April Fools’ Day marked the three month point of my giving up drinking alcohol. I celebrated it by completely forgetting about it. It took a Facebook friend to congratulate me by private message before I even realised.
I went back to my first blog post to revisit my reason for this challenge, and to have a look at my progress so far.
I have to admit, success on the list is not 100% - but it’s not half bad.
The List
- Learn to sew. Start with cushions, end up with dresses
- Learn Sign language
- No drinking for 3 months – re-evaluate on 1st April whether I want to stay off booze for a further 3 months
- Start writing again – and document my attempts to do all of the above
I haven’t picked up the sewing machine. It has remained at my friend’s house, uncollected and and barely thought about. I have met some local crafty people who teach sewing, and taken their details; but haven’t got around to signing up for any classes.

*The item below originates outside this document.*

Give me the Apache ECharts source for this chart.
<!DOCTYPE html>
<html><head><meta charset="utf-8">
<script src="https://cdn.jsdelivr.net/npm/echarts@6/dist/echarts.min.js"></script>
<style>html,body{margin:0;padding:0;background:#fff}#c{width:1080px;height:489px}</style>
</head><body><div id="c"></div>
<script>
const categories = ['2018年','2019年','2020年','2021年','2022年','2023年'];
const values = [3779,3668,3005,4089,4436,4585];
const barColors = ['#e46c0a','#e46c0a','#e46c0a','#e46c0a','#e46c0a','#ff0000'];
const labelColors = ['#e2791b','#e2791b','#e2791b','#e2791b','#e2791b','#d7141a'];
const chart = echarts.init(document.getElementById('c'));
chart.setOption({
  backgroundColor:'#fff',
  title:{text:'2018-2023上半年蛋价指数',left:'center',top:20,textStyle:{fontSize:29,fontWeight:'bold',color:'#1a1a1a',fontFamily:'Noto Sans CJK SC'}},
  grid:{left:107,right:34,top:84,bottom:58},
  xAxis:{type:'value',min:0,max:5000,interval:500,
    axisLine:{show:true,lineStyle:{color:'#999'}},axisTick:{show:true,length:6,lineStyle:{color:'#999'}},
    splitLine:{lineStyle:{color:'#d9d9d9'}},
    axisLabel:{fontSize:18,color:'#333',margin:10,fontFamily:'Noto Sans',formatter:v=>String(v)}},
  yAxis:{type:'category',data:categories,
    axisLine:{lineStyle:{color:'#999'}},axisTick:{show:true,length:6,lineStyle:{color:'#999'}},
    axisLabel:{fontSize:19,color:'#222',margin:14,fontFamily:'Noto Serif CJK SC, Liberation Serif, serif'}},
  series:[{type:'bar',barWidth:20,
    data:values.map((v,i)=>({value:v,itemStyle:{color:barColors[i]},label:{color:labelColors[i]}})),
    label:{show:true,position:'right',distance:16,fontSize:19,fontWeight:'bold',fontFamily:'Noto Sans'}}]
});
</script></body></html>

I have, however, started a BSL course and am 2 months in. I am really enjoying it, although I have missed the last two weeks due to the operation and am fretting a bit about being hopelessly behind, but am loving learning a new skill. I struggle with remembering the correct hand shapes, and am well versed in the particular frown on my tutor’s face that means either ‘that sign is meaningless’ or ‘that sign - I do not think it means what you think it means’. Just as pronunciation and pitch is important in many spoken languages, the correct angle, shape and placement of your hand in BSL is vital. Not just for clarity and understanding but to make sure you’re not saying something unintended. Great hilarity resulted a few weeks ago when a fellow student was trying to sign that he took a bus, but he was actually signing that he took a shit.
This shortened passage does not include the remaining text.